WRAP53ß, survivin and p16INK4a expression as potential predictors of radiotherapy/chemoradiotherapy response in T2N0-T3N0 glottic laryngeal cancer.

The current treatment recommendation for T2-3N0M0 glottic squamous cell carcinoma (SCC) in the Nordic countries comprises of radiotherapy (RT) and chemoradiotherapy (CRT). Tumor radiosensitivity varies and another option is primary surgical treatment, which underlines the need for predictive markers in this patient population. The aim of the present study was to investigate the relation of the proteins WRAP53ß, survivin and p16INK4a to RT/CRT response and ultimate outcome of patients with T2-T3N0 glottic SCC. Protein expression was determined using immunohistochemistry on tumors from 149 patients consecutively treated with RT or CRT at Helsinki University Hospital, Karolinska University Hospital, and Linköping University Hospital during 1999-2010. Our results demonstrate a significantly better 5-year relapse-free survival, disease-free survival (DFS), disease-specific survival and overall survival of patients with T3N0 tumors treated with CRT compared with RT alone. Patients with tumors showing a cytoplasmic staining of WRAP53ß revealed significantly worse DFS compared with those with nuclear staining. For survivin, we observed a trend towards better 5-year DFS in patients with strong nuclear survivin expression compared with those with weak nuclear survivin expression (p=0.091).

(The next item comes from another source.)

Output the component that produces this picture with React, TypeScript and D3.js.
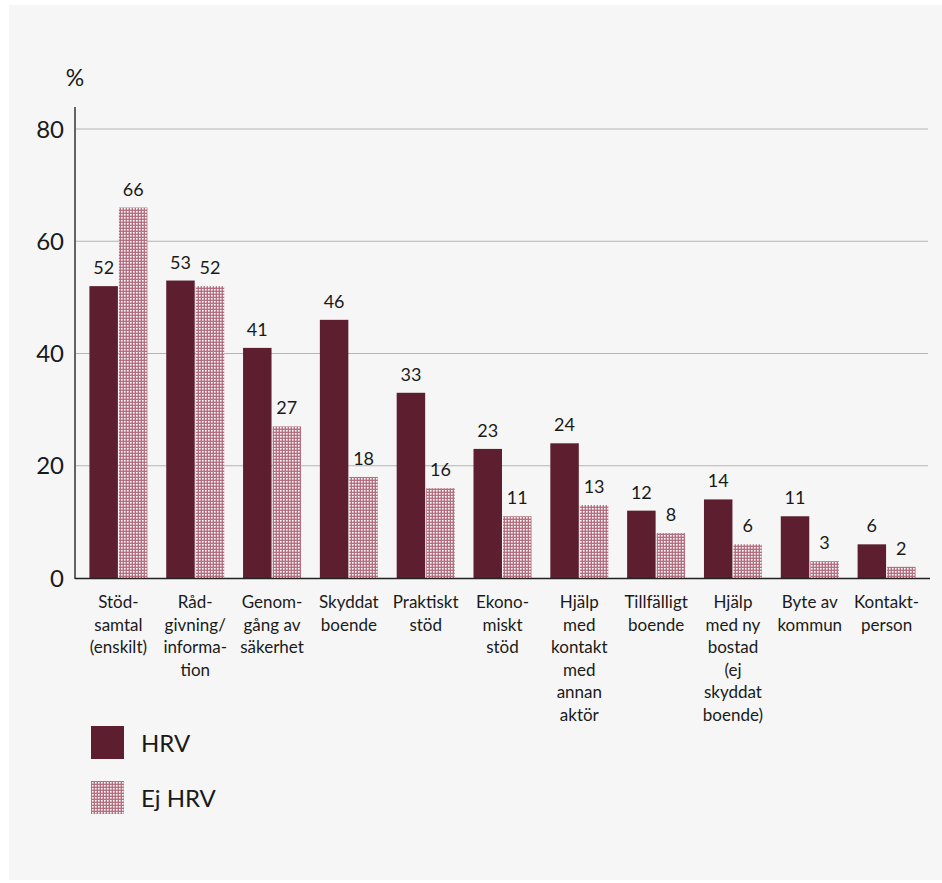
import React from "react";
import * as d3 from "d3";

const categories: string[][] = [
  ["Stöd-", "samtal", "(enskilt)"],
  ["Råd-", "givning/", "informa-", "tion"],
  ["Genom-", "gång av", "säkerhet"],
  ["Skyddat", "boende"],
  ["Praktiskt", "stöd"],
  ["Ekono-", "miskt", "stöd"],
  ["Hjälp", "med", "kontakt", "med", "annan", "aktör"],
  ["Tillfälligt", "boende"],
  ["Hjälp", "med ny", "bostad", "(ej", "skyddat", "boende)"],
  ["Byte av", "kommun"],
  ["Kontakt-", "person"],
];
const hrv = [52, 53, 41, 46, 33, 23, 24, 12, 14, 11, 6];
const ejHrv = [66, 52, 27, 18, 16, 11, 13, 8, 6, 3, 2];
const seriesNames = ["HRV", "Ej HRV"];
const yTicks = [0, 20, 40, 60, 80];

const W = 942;
const H = 883;
const DARK = "#5d1f2f";
const PINK = "#b46f80";
const FONT = "Lato, 'Open Sans', sans-serif";

export default function App() {
  const x = d3
    .scaleBand<number>()
    .domain(categories.map((_, i) => i))
    .range([80, 925])
    .paddingInner(0.245)
    .paddingOuter(0.1225);
  const xs = d3
    .scaleBand<number>()
    .domain([0, 1])
    .range([0, x.bandwidth()])
    .paddingInner(0.035);
  const y = d3.scaleLinear().domain([0, 80]).range([578, 129]);
  const series = [hrv, ejHrv];

  return (
    <svg
      width={W}
      height={H}
      style={{ position: "absolute", left: 0, top: 0, fontFamily: FONT }}
    >
      <defs>
        <pattern id="dots" width={3} height={3} patternUnits="userSpaceOnUse">
          <rect width={3} height={3} fill={PINK} />
          <rect x={1} y={1} width={1.6} height={1.6} fill="#ffffff" />
        </pattern>
      </defs>
      <rect x={0} y={0} width={W} height={H} fill="#ffffff" />
      <rect x={9} y={5} width={W - 9} height={875} fill="#f6f6f6" />

      {/* gridlines */}
      {yTicks
        .filter((t) => t > 0)
        .map((t) => (
          <line
            key={t}
            x1={76}
            x2={928}
            y1={y(t)}
            y2={y(t)}
            stroke="#b4b4b4"
            strokeWidth={1}
          />
        ))}
      {/* tick labels */}
      {yTicks.map((t) => (
        <text
          key={t}
          x={64}
          y={y(t)}
          dy="0.36em"
          textAnchor="end"
          fontSize={24}
          fill="#1a1a1a"
        >
          {t}
        </text>
      ))}
      <text x={75} y={86} textAnchor="middle" fontSize={23} fill="#1a1a1a">
        %
      </text>

      {/* bars */}
      {series.map((vals, si) =>
        vals.map((v, i) => {
          const bx = (x(i) as number) + (xs(si) as number);
          return (
            <g key={`${si}-${i}`}>
              <rect
                x={bx}
                y={y(v)}
                width={xs.bandwidth()}
                height={y(0) - y(v)}
                fill={si === 0 ? DARK : "url(#dots)"}
              />
              <text
                x={bx + xs.bandwidth() / 2}
                y={y(v) - 12}
                textAnchor="middle"
                fontSize={18}
                fill="#1a1a1a"
              >
                {v}
              </text>
            </g>
          );
        })
      )}

      {/* axes */}
      <line x1={75} x2={75} y1={107} y2={579} stroke="#333" strokeWidth={1.5} />
      <line x1={75} x2={930} y1={578.5} y2={578.5} stroke="#222" strokeWidth={1.5} />

      {/* category labels */}
      {categories.map((lines, i) => (
        <text
          key={i}
          x={(x(i) as number) + x.bandwidth() / 2}
          y={608}
          textAnchor="middle"
          fontSize={17}
          fill="#1a1a1a"
        >
          {lines.map((l, j) => (
            <tspan key={j} x={(x(i) as number) + x.bandwidth() / 2} dy={j === 0 ? 0 : 22.5}>
              {l}
            </tspan>
          ))}
        </text>
      ))}

      {/* legend */}
      {seriesNames.map((n, i) => (
        <g key={n} transform={`translate(91, ${726 + i * 55})`}>
          <rect width={33} height={33} fill={i === 0 ? DARK : "url(#dots)"} />
          <text x={50} y={17} dy="0.36em" fontSize={24} fill="#1a1a1a">
            {n}
          </text>
        </g>
      ))}
    </svg>
  );
}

Eleven (7%) tumors showed p16 positivity, with predilection to younger patients, and this age group of patients with p16-positive SCC had a significantly better DFS compared with patients with p16-negative SCC. Taken together, our results highlight WRAP53ß as a potential biomarker for predicting RT/CRT response in T2-T3N0 glottic SCC. p16 may identify a small but distinct group of glottic SCC with favorable outcome. Furthermore, for T3N0 patients better outcome was observed following CRT compared to RT alone.

On the road with WRAP53ß: guardian of Cajal bodies and genome integrity.

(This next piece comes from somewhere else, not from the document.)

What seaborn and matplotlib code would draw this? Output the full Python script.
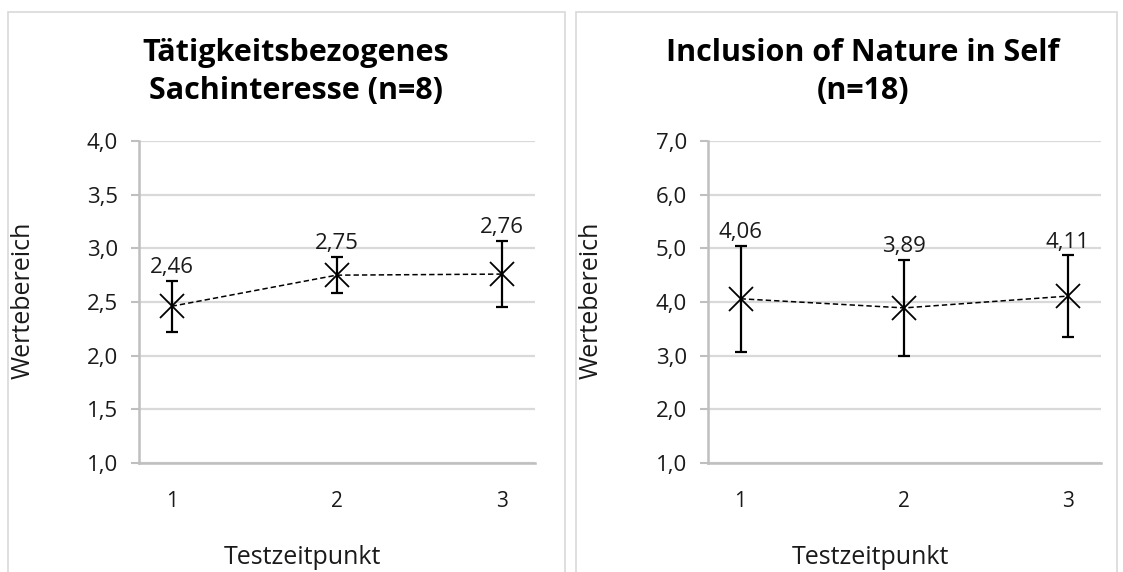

The WRAP53 gene encodes both an antisense transcript (WRAP53α) that stabilizes the tumor suppressor p53 and a protein (WRAP53ß) involved in maintenance of Cajal bodies, telomere elongation and DNA repair. WRAP53ß is one of many proteins containing WD40 domains, known to mediate a variety of cellular processes. These proteins lack enzymatic activity, acting instead as platforms for the assembly of large complexes of proteins and RNAs thus facilitating their interactions. WRAP53ß mediates site-specific interactions between Cajal body factors and DNA repair proteins. Moreover, dysfunction of this protein has been linked to premature aging, cancer and neurodegeneration. Here we summarize the current state of knowledge concerning the multifaceted roles of WRAP53ß in intracellular trafficking, formation of the Cajal body, DNA repair and maintenance of genomic integrity and discuss potential crosstalk between these processes.

The proximity ligation assay reveals that at DNA double-strand breaks WRAP53ß associates with γH2AX and controls interactions between RNF8 and MDC1.

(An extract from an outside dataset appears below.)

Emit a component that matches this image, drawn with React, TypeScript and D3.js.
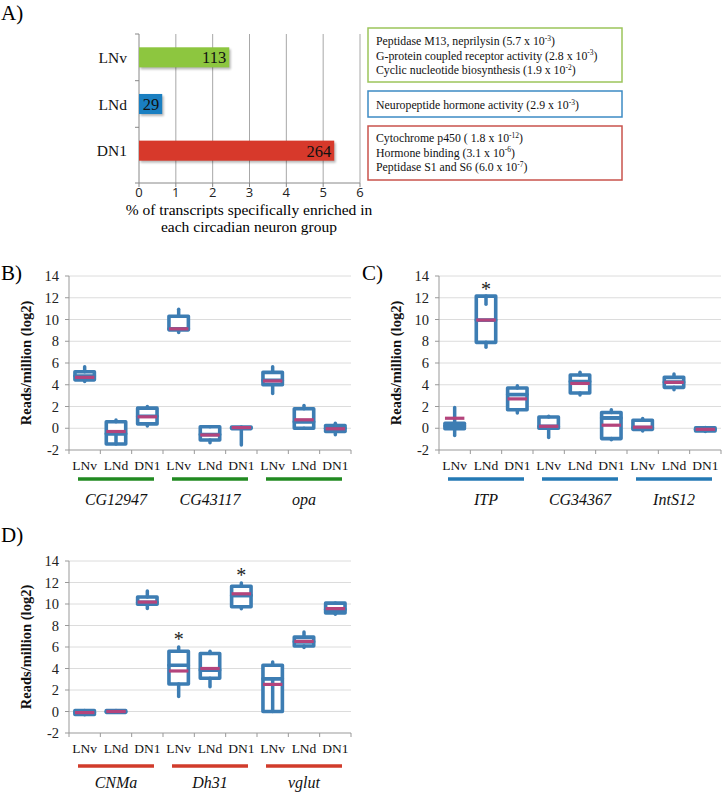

We recently demonstrated that WRAP53ß acts as a key regulator of ubiquitin-dependent repair of DNA double-strand breaks. Here, we applied the proximity ligation assay (PLA) to show that at such breaks WRAP53ß accumulates in close proximity to γH2AX and, furthermore as demonstrated by their co-immunoprecipitation (IP) binds to γH2AX, in a manner dependent on the ATM and ATR kinases. Moreover, formation of complexes between MDC1 and both its partners RNF8 and phosphorylated ATM was visualized. The interaction of MDC1 with RNF8, but not with ATM requires WRAP53ß, suggesting that WRAP53ß facilitates the former interaction without altering phosphorylation of MDC1 by ATM. Furthermore, our findings highlight PLA as a more sensitive method for the analysis of recruitment of repair factors and complex formation at DNA breaks that are difficult to detect using conventional immunofluorescence.